With such a small sample size, it’s not that uncommon for save percentage to be so up and down, but even bearing that in mind, let’s just say this season Jonathan Quick has been more inconsistent than last (.929 vs. .919). Without Jhonas Enroth and his fairly stellar play, the team save percentage would be below average.
Jonathan Quick is what he is, and there’s no changing that. He’s usually stellar or “not good enough,” as Darryl Sutter put it after the weirdness in Carolina.

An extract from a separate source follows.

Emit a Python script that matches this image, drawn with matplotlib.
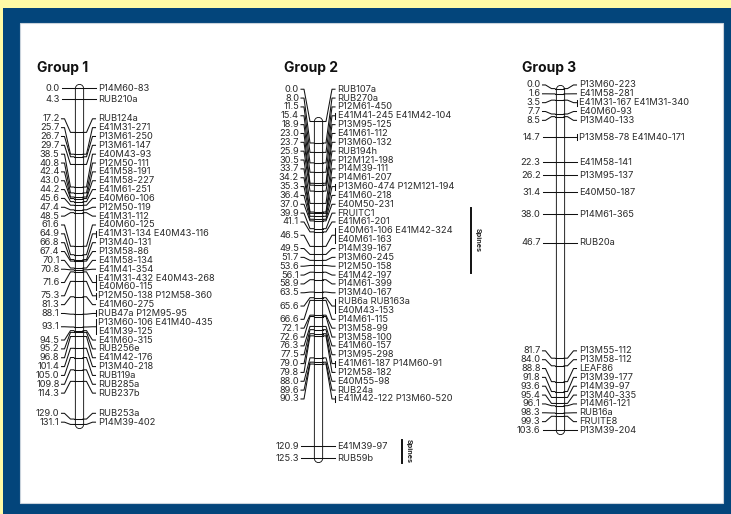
import matplotlib.pyplot as plt
from matplotlib.patches import Rectangle

plt.rcParams['font.family'] = ['Inter', 'Liberation Sans', 'DejaVu Sans']

# Linkage map data: positions (cM) and marker names for each group
g1_pos = [0.0, 4.3, 17.2, 25.7, 26.7, 29.7, 38.5, 40.8, 42.4, 43.0, 44.2, 45.6,
          47.4, 48.5, 61.6, 64.9, 66.8, 67.4, 70.1, 70.8, 71.6, 75.3, 81.3, 88.1,
          93.1, 94.5, 95.2, 96.8, 101.4, 105.0, 109.8, 114.3, 129.0, 131.1]
g1_names = [["P14M60-83"], ["RUB210a"], ["RUB124a"], ["E41M31-271"], ["P13M61-250"],
            ["P13M61-147"], ["E40M43-93"], ["P12M50-111"], ["E41M58-191"], ["E41M58-227"],
            ["E41M61-251"], ["E40M60-106"], ["P12M50-119"], ["E41M31-112"], ["E40M60-125"],
            ["E41M31-134", "E40M43-116"], ["P13M40-131"], ["P13M58-86"], ["E41M58-134"],
            ["E41M41-354"], ["E41M31-432", "E40M43-268", "E40M60-115"],
            ["P12M50-138", "P12M58-360"], ["E41M60-275"], ["RUB47a", "P12M95-95"],
            ["P13M60-106", "E41M40-435", "E41M39-125"], ["E41M60-315"], ["RUB256e"],
            ["E41M42-176"], ["P13M40-218"], ["RUB119a"], ["RUB285a"], ["RUB237b"],
            ["RUB253a"], ["P14M39-402"]]

g2_pos = [0.0, 8.0, 11.5, 15.4, 18.9, 23.0, 23.7, 25.9, 30.5, 33.7, 34.2, 35.3,
          36.4, 37.0, 39.9, 41.1, 46.5, 49.5, 51.7, 53.6, 56.1, 58.9, 63.5, 65.6,
          66.6, 72.1, 72.6, 76.3, 77.5, 79.0, 79.8, 88.0, 89.6, 90.3, 120.9, 125.3]
g2_names = [["RUB107a"], ["RUB270a"], ["P12M61-450"], ["E41M41-245", "E41M42-104"],
            ["P13M95-125"], ["E41M61-112"], ["P13M60-132"], ["RUB194h"], ["P12M121-198"],
            ["P14M39-111"], ["P14M61-207"], ["P13M60-474", "P12M121-194"], ["E41M60-218"],
            ["E40M50-231"], ["FRUITC1"], ["E41M61-201"],
            ["E40M61-106", "E41M42-324", "E40M61-163"], ["P14M39-167"], ["P13M60-245"],
            ["P12M50-158"], ["E41M42-197"], ["P14M61-399"], ["P13M40-167"],
            ["RUB6a", "RUB163a", "E40M43-153"], ["P14M61-115"], ["P13M58-99"],
            ["P13M58-100"], ["E41M60-157"], ["P13M95-298"], ["E41M61-187", "P14M60-91"],
            ["P12M58-182"], ["E40M55-98"], ["RUB24a"], ["E41M42-122", "P13M60-520"],
            ["E41M39-97"], ["RUB59b"]]

g3_pos = [0.0, 1.6, 3.5, 7.7, 8.5, 14.7, 22.3, 26.2, 31.4, 38.0, 46.7, 81.7, 84.0,
          88.8, 91.8, 93.6, 95.4, 96.1, 98.3, 99.3, 103.6]
g3_names = [["P13M60-223"], ["E41M58-281"], ["E41M31-167", "E41M31-340"], ["E40M60-93"],
            ["P13M40-133"], ["P13M58-78", "E41M40-171"], ["E41M58-141"], ["P13M95-137"],
            ["E40M50-187"], ["P14M61-365"], ["RUB20a"], ["P13M55-112"], ["P13M58-112"],
            ["LEAF86"], ["P13M39-177"], ["P14M39-97"], ["P13M40-335"], ["P14M61-121"],
            ["RUB16a"], ["FRUITE8"], ["P13M39-204"]]

# QTL intervals for "Spines" on group 2 (cM)
spine_intervals = [(32.2, 56.4), (118.6, 127.1)]

W, H = 731, 514
fig = plt.figure(figsize=(W / 100, H / 100), dpi=100)
fig.patch.set_facecolor('#FFFBA6')

# background frame
bg = fig.add_axes([0, 0, 1, 1])
bg.set_xlim(0, W)
bg.set_ylim(H, 0)
bg.axis('off')
bg.add_patch(Rectangle((3, 8), W - 3, H - 8, facecolor='#03457B', edgecolor='none'))
bg.add_patch(Rectangle((20, 23), 703, 480, facecolor='white', edgecolor='#c9d3dc', lw=0.8))

LINE_GAP = 8.85  # px between label lines
FS = 6.7
TXT = '#2a2a2a'


def spread(pos, heights, gap, end, lift):
    # pool adjacent violators so labels keep a minimum spacing
    off = [0.0]
    for i in range(1, len(pos)):
        off.append(off[-1] + gap * (heights[i - 1] + heights[i]) / 2)
    t = [p - o for p, o in zip(pos, off)]
    blocks = []
    for v, w in zip(t, heights):
        blocks.append([v * w, w, 1])
        while len(blocks) > 1 and blocks[-2][0] / blocks[-2][1] > blocks[-1][0] / blocks[-1][1]:
            s, w2, n = blocks.pop()
            blocks[-1][0] += s
            blocks[-1][1] += w2
            blocks[-1][2] += n
    z = []
    for s, w, n in blocks:
        z += [s / w - (lift if n > 1 else 0)] * n
    ys = [a + o for a, o in zip(z, off)]
    # labels may not run past the end of the chromosome
    ys[-1] = min(ys[-1], end)
    for i in range(len(ys) - 2, -1, -1):
        ys[i] = min(ys[i], ys[i + 1] - gap * (heights[i] + heights[i + 1]) / 2)
    return ys


def draw_group(title, pos, names, top_px, scale, bc, title_x, lift_px):
    length = pos[-1]
    bot_px = top_px + length * scale
    ax = fig.add_axes([0, 1 - bot_px / H, 1, (bot_px - top_px) / H])
    ax.set_xlim(0, W)
    ax.set_ylim(length, 0)
    ax.axis('off')
    gap = LINE_GAP / scale
    heights = [1 if len(n) <= 2 else 2 for n in names]
    ys = spread(pos, heights, gap, length, lift_px / scale)

    ax.text(title_x, (68 - top_px) / scale, title, fontsize=10, weight='bold',
            ha='left', va='center', color='#111111')

    # chromosome bar with rounded ends
    ax.plot([bc, bc], [0, length], lw=6.6, color='#111111', solid_capstyle='round', clip_on=False)
    ax.plot([bc, bc], [0, length], lw=5.3, color='white', solid_capstyle='round', clip_on=False)

    kw = dict(color='#111111', lw=0.75, clip_on=False)
    for p, nm, y in zip(pos, names, ys):
        ax.plot([bc - 4.5, bc + 4.5], [p, p], **kw)
        ax.plot([bc - 17, bc - 14, bc - 8, bc - 4.5], [y, y, p, p], **kw)
        ax.plot([bc + 4.5, bc + 8, bc + 14, bc + 17], [p, p, y, y], **kw)
        ax.text(bc - 19, y, f'{p:.1f}', ha='right', va='center', fontsize=FS, color=TXT)
        lines = [' '.join(nm[:2])]
        if len(nm) > 2:
            lines.append(' '.join(nm[2:]))
        if len(lines) == 1:
            ax.text(bc + 19.5, y, lines[0], ha='left', va='center', fontsize=FS, color=TXT)
        else:
            ax.text(bc + 19.5, y - gap / 2, lines[0], ha='left', va='center', fontsize=FS, color=TXT)
            ax.text(bc + 19.5, y + gap / 2, lines[1], ha='left', va='center', fontsize=FS, color=TXT)
        if len(nm) > 1:
            half = 3 / scale if len(lines) == 1 else gap / 2 + 3 / scale
            ax.plot([bc + 17, bc + 17], [y - half, y + half], **kw)
    return ax


draw_group('Group 1', g1_pos, g1_names, 88.3, 2.564, 78.5, 37, 4)
ax2 = draw_group('Group 2', g2_pos, g2_names, 121.5, 2.686, 318, 284, 9)
draw_group('Group 3', g3_pos, g3_names, 88.6, 3.30, 559.5, 522, 0)

# Spines QTL bars
for (a, b), x in zip(spine_intervals, [471, 402]):
    ax2.plot([x, x], [a, b], color='#111111', lw=1.4, clip_on=False)
    ax2.text(x + 7, (a + b) / 2, 'Spines', rotation=270, fontsize=5.2, weight='bold',
             ha='center', va='center', color='#222222')

fig.savefig('out.png', dpi=100, facecolor=fig.get_facecolor())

That being said, goals against are obviously not all on the goaltender. Carolina’s game winner was an own-goal by Alec Martinez. And while the young defense this season has arguably been more impressive and dependable than was expected at the output, there have been lapses in play and judgement that have resulted in prized off-season signing Christian Ehrhoff being benched for a handful of games, and Jamie McBain, who’s league minimum contract passed through waivers at the start of the season, solidify a consistent roster spot in the current lengthy absence of Matt Greene (remember Matt Greene?!?!).
So where does that leave this team?
Nowhere unexpected. As continues to be the case in this contending era, the fast approaching winter months are what tend to make (or more accurately, break) this team. If they can prevent themselves from being laughably worse in December and January than they are every other month of the year, their current playoff spot should remain more than safe.
Honestly, can anyone explain this?
Here’s to hoping they channel their inner 2011-12, because while the rest of the hockey world associates winter with frigid snow and indoor hibernation, I’m tired of associating it with the Kings being shutout twelve games in a row.
It’s thoughtful and all that the Kings really want us to experience the seasons, but we’re good with the goals and the sunshine. Promise.
UPDATE: An early version of this said the Kings had won four games in OT. It’s been corrected to three wins so far.